My original motivation wasn’t a grand vision of entrepreneurship. I was saying no: to a job that wasn’t a fit, to offers that didn’t excite me, to a path that felt like a diminishment dressed up as an opportunity. Independence was less a destination and more a refusal. Which, it turns out, is a completely legitimate place to start.
What I didn’t expect was that building a solo business required an entirely different strategic thesis than anything I had done inside agencies and for corporations. The scale changes everything. How you think about positioning, how you approach marketing, what commercial and sales actually look like in practice.
A positioning framework built for a company with a sales team, a marketing budget, and an established category presence means something completely different when you are the product, the channel, and the proof point simultaneously.
The positioning changed. Not because the original thinking was wrong, but because being inside something long enough changes what you see. You learn things that no brief captures and no research anticipates.
The strategy adapts because you’re the one operationalizing it, and operationalizing it teaches you things about it. A channel that worked differently than expected. A client conversation that reframed what I was actually selling. A pattern that only became visible after enough repetitions to see it.
Full ownership creates a feedback loop that changes the strategy itself, continuously, in ways that no handover document can replicate. It’s what happens when you stay inside it long enough to learn from it.
This is what I kept seeing in the work with clients, too. Strategy without a business and financial lens becomes pure craft — strong output, but the thread back to the business problem frays somewhere between brief and delivery. That’s the agency failure mode.
Strategy without a craft and executional lens never moves beyond a recommendation — analytically sound, but disconnected from how work gets made, adopted, and moved through an organization. That’s the consultancy failure mode.
Clients are living in the gap between those two. They’ve bought strategy from both sides. They’re still stuck.
But the deeper gap isn’t between those two modes. It’s that neither builds in the loop. The strategy gets delivered and the learning stops. Nobody stays inside it long enough to let the execution talk back.
Business problems have outgrown the disciplines built to solve them, not because those disciplines lack rigor or craft, but because the problems don’t stay in their lanes. Brand decisions have commercial consequences. Commercial decisions have cultural ones. Operational choices reshape what the strategy can actually deliver. The interconnection is the condition, not the complication. And most strategic frameworks still treat it like the latter.
Disciplines, for me, had always been connecting points. Different lenses on the same problem, different roles in the same resolution. I had always felt like I didn’t fit neatly into strategy boxes (and I ruthlessly criticized myself for it). It took stepping out of the system long enough to understand why. The thing I was actually doing of holding the business logic, the craft, and the executional reality in the same frame, staying inside it as it moved, wasn’t a gap in my positioning. It was the positioning.

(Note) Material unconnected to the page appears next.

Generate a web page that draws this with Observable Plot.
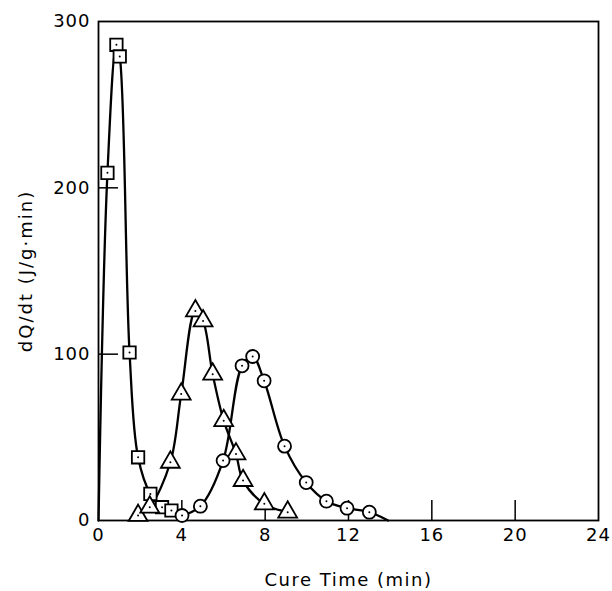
<!DOCTYPE html>
<html>
<head>
<meta charset="utf-8">
<script src="https://cdn.jsdelivr.net/npm/d3@7"></script>
<script src="https://cdn.jsdelivr.net/npm/@observablehq/plot@0.6"></script>
<style>
  html, body { margin: 0; padding: 0; background: #fff; }
  #chart { width: 612px; height: 591px; }
</style>
</head>
<body>
<div id="chart"></div>
<script>
// Square series
const sqX = [0.43, 0.86, 1.02, 1.49, 1.90, 2.49, 3.05, 3.50];
const sqY = [209, 286, 279, 101, 38, 16, 8, 6];
const sqLineStart = [0, 0];

// Triangle series
const triX = [1.90, 2.46, 3.45, 3.97, 4.65, 5.02, 5.48, 6.01, 6.60, 6.94, 7.96, 9.08];
const triY = [3, 8, 35, 76, 126, 120, 88, 60, 40, 24, 10, 5];

// Circle series
const cirX = [4.01, 4.89, 5.98, 6.89, 7.40, 7.95, 8.93, 9.97, 10.94, 11.93, 13.00];
const cirY = [3, 8.6, 36, 93, 98.6, 84, 44.7, 22.8, 11.6, 7.4, 5];
const cirLineEnd = [13.9, 0];

// Axes
const xTicks = [0, 4, 8, 12, 16, 20, 24];
const xInnerTicks = [4, 8, 12, 16, 20];
const yTicks = [0, 100, 200, 300];
const yInnerTicks = [100, 200];
const xLabel = "Cure Time (min)";
const yLabel = "dQ/dt (J/g·min)";

const toPts = (xs, ys) => xs.map((x, i) => ({x, y: ys[i]}));
const sq = toPts(sqX, sqY);
const tri = toPts(triX, triY);
const cir = toPts(cirX, cirY);
const sqLine = [{x: sqLineStart[0], y: sqLineStart[1]}, ...sq];
const triLine = tri;
const cirLine = [...cir, {x: cirLineEnd[0], y: cirLineEnd[1]}];

const font = "DejaVu Sans";
const lw = 2.3;

const plot = Plot.plot({
  width: 612,
  height: 591,
  marginTop: 21,
  marginRight: 14,
  marginBottom: 71,
  marginLeft: 98,
  style: {fontFamily: font, background: "#fff", color: "#000"},
  x: {domain: [0, 24]},
  y: {domain: [0, 300]},
  marks: [
    Plot.frame({stroke: "#000", strokeWidth: 1.8}),
    // tick labels
    Plot.axisY(yTicks, {tickSize: 0, tickPadding: 8, fontSize: 18, label: null}),
    Plot.axisX(xTicks, {tickSize: 0, tickPadding: 8, fontSize: 18, label: null}),
    // inward tick marks
    Plot.axisY(yInnerTicks, {tickSize: 20, dx: 20, tickFormat: () => "", label: null, strokeWidth: 1.5}),
    Plot.axisX(xInnerTicks, {tickSize: 20, dy: -20, tickFormat: () => "", label: null, strokeWidth: 1.5}),
    // axis titles
    Plot.text([xLabel], {text: d => d, frameAnchor: "bottom", textAnchor: "middle", dy: 65, fontSize: 18, lineAnchor: "bottom"}),
    Plot.text([yLabel], {text: d => d, frameAnchor: "left", textAnchor: "middle", dx: -72, rotate: -90, fontSize: 18}),
    // curves
    Plot.line(sqLine, {x: "x", y: "y", curve: "catmull-rom", stroke: "#000", strokeWidth: lw}),
    Plot.line(triLine, {x: "x", y: "y", curve: "catmull-rom", stroke: "#000", strokeWidth: lw}),
    Plot.line(cirLine, {x: "x", y: "y", curve: "catmull-rom", stroke: "#000", strokeWidth: lw}),
    // markers
    Plot.dot(sq, {x: "x", y: "y", symbol: "square", r: 7, fill: "#fff", stroke: "#000", strokeWidth: 1.8}),
    Plot.dot(tri, {x: "x", y: "y", symbol: "triangle", r: 7, fill: "#fff", stroke: "#000", strokeWidth: 1.8}),
    Plot.dot(cir, {x: "x", y: "y", symbol: "circle", r: 6.5, fill: "#fff", stroke: "#000", strokeWidth: 1.8}),
    // center dots
    Plot.dot([...sq, ...tri, ...cir], {x: "x", y: "y", r: 1, fill: "#000", stroke: "none"})
  ]
});

const svg = d3.select(plot);
svg.selectAll("text").filter(function() {
  return this.textContent === xLabel;
}).attr("letter-spacing", "1.5px");
svg.selectAll("text").filter(function() {
  return this.textContent === yLabel;
}).attr("letter-spacing", "2px");
svg.selectAll("text").filter(function() {
  return /^\d+$/.test(this.textContent);
}).attr("letter-spacing", "1px");

document.getElementById("chart").appendChild(plot);
</script>
</body>
</html>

That’s a very recent realization, so it still feels new to me. But it also feels right. Clarity about your own superpower rarely arrives when you need it (unfortunately). It tends to arrive after you’ve had enough space to observe yourself without someone else’s framework overlaid on top of you.
Four years of working that way has sharpened something. About what I’m good at, what I want to build toward, and where that capability creates the most leverage. That clarity is a form of readiness. For what, exactly, is still taking shape.
But it’s coming from that understanding. And that feels like the right foundation, both for myself and the discipline of strategy.